■ Material provided ■

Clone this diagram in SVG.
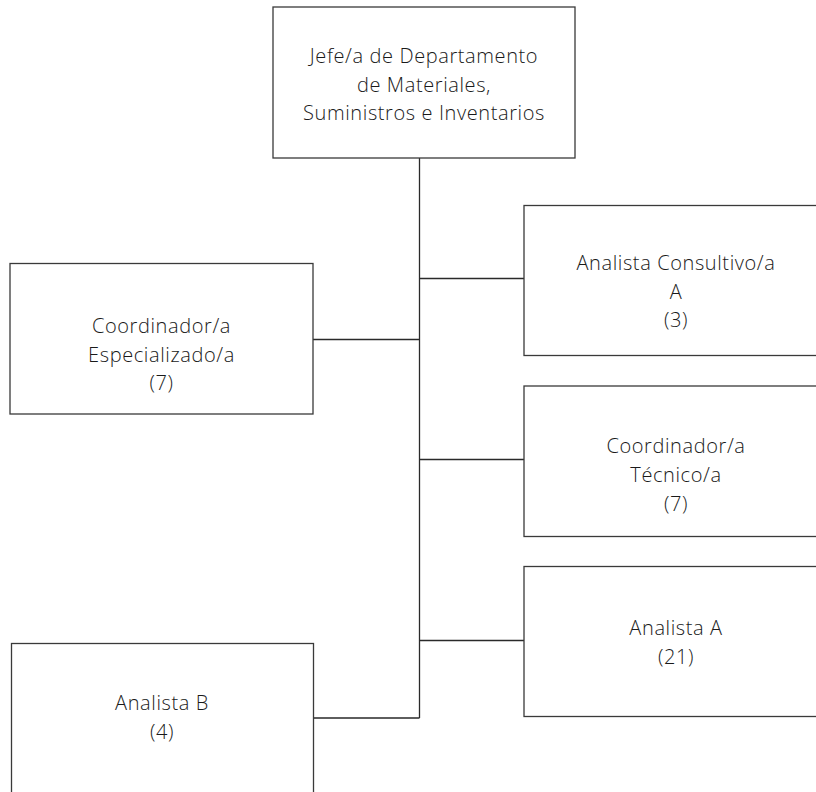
<svg xmlns="http://www.w3.org/2000/svg" width="816" height="792" viewBox="0 0 816 792">
<style>
.box{fill:#fff;stroke:#3a3a3a;stroke-width:1.3}
.conn{fill:none;stroke:#2a2a2a;stroke-width:1.3}
text{font-family:"Open Sans","Noto Sans",sans-serif;font-weight:300;font-size:20px;letter-spacing:0.6px;fill:#1a1a1a;text-anchor:middle}
</style>
<rect width="816" height="792" fill="#fff"/>
<g id="connectors">
<path class="conn" d="M419.5 158V718M419.5 278.5H524M313 339.5H419.5M419.5 459.5H524M419.5 640.5H524M313 718H419.5"/>
</g>
<g id="jefe">
<rect class="box" x="273" y="7" width="302" height="151"/>
<text x="424" y="63">Jefe/a de Departamento</text>
<text x="424" y="91.5">de Materiales,</text>
<text x="424" y="120">Suministros e Inventarios</text>
</g>
<g id="coord-especializado">
<rect class="box" x="10" y="263.5" width="303" height="150.5"/>
<text x="161.5" y="333">Coordinador/a</text>
<text x="161.5" y="361.5">Especializado/a</text>
<text x="161.5" y="390">(7)</text>
</g>
<g id="analista-consultivo">
<rect class="box" x="524" y="205.5" width="304" height="150"/>
<text x="676" y="270">Analista Consultivo/a</text>
<text x="676" y="298.5">A</text>
<text x="676" y="327">(3)</text>
</g>
<g id="coord-tecnico">
<rect class="box" x="524" y="386" width="304" height="150.5"/>
<text x="676" y="453">Coordinador/a</text>
<text x="676" y="482">Técnico/a</text>
<text x="676" y="511">(7)</text>
</g>
<g id="analista-a">
<rect class="box" x="524" y="566.5" width="304" height="150"/>
<text x="676" y="635">Analista A</text>
<text x="676" y="663.5">(21)</text>
</g>
<g id="analista-b">
<rect class="box" x="11.5" y="643.5" width="302" height="160"/>
<text x="162" y="710">Analista B</text>
<text x="162" y="738.5">(4)</text>
</g>
</svg>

■ Set exercise ■
Give back every line exactly as it stands, pictures excluded.

■ Task result ■
Clone this diagram in SVG.
<svg xmlns="http://www.w3.org/2000/svg" width="816" height="792" viewBox="0 0 816 792">
<style>
.box{fill:#fff;stroke:#3a3a3a;stroke-width:1.3}
.conn{fill:none;stroke:#2a2a2a;stroke-width:1.3}
text{font-family:"Open Sans","Noto Sans",sans-serif;font-weight:300;font-size:20px;letter-spacing:0.6px;fill:#1a1a1a;text-anchor:middle}
</style>
<rect width="816" height="792" fill="#fff"/>
<g id="connectors">
<path class="conn" d="M419.5 158V718M419.5 278.5H524M313 339.5H419.5M419.5 459.5H524M419.5 640.5H524M313 718H419.5"/>
</g>
<g id="jefe">
<rect class="box" x="273" y="7" width="302" height="151"/>
<text x="424" y="63">Jefe/a de Departamento</text>
<text x="424" y="91.5">de Materiales,</text>
<text x="424" y="120">Suministros e Inventarios</text>
</g>
<g id="coord-especializado">
<rect class="box" x="10" y="263.5" width="303" height="150.5"/>
<text x="161.5" y="333">Coordinador/a</text>
<text x="161.5" y="361.5">Especializado/a</text>
<text x="161.5" y="390">(7)</text>
</g>
<g id="analista-consultivo">
<rect class="box" x="524" y="205.5" width="304" height="150"/>
<text x="676" y="270">Analista Consultivo/a</text>
<text x="676" y="298.5">A</text>
<text x="676" y="327">(3)</text>
</g>
<g id="coord-tecnico">
<rect class="box" x="524" y="386" width="304" height="150.5"/>
<text x="676" y="453">Coordinador/a</text>
<text x="676" y="482">Técnico/a</text>
<text x="676" y="511">(7)</text>
</g>
<g id="analista-a">
<rect class="box" x="524" y="566.5" width="304" height="150"/>
<text x="676" y="635">Analista A</text>
<text x="676" y="663.5">(21)</text>
</g>
<g id="analista-b">
<rect class="box" x="11.5" y="643.5" width="302" height="160"/>
<text x="162" y="710">Analista B</text>
<text x="162" y="738.5">(4)</text>
</g>
</svg>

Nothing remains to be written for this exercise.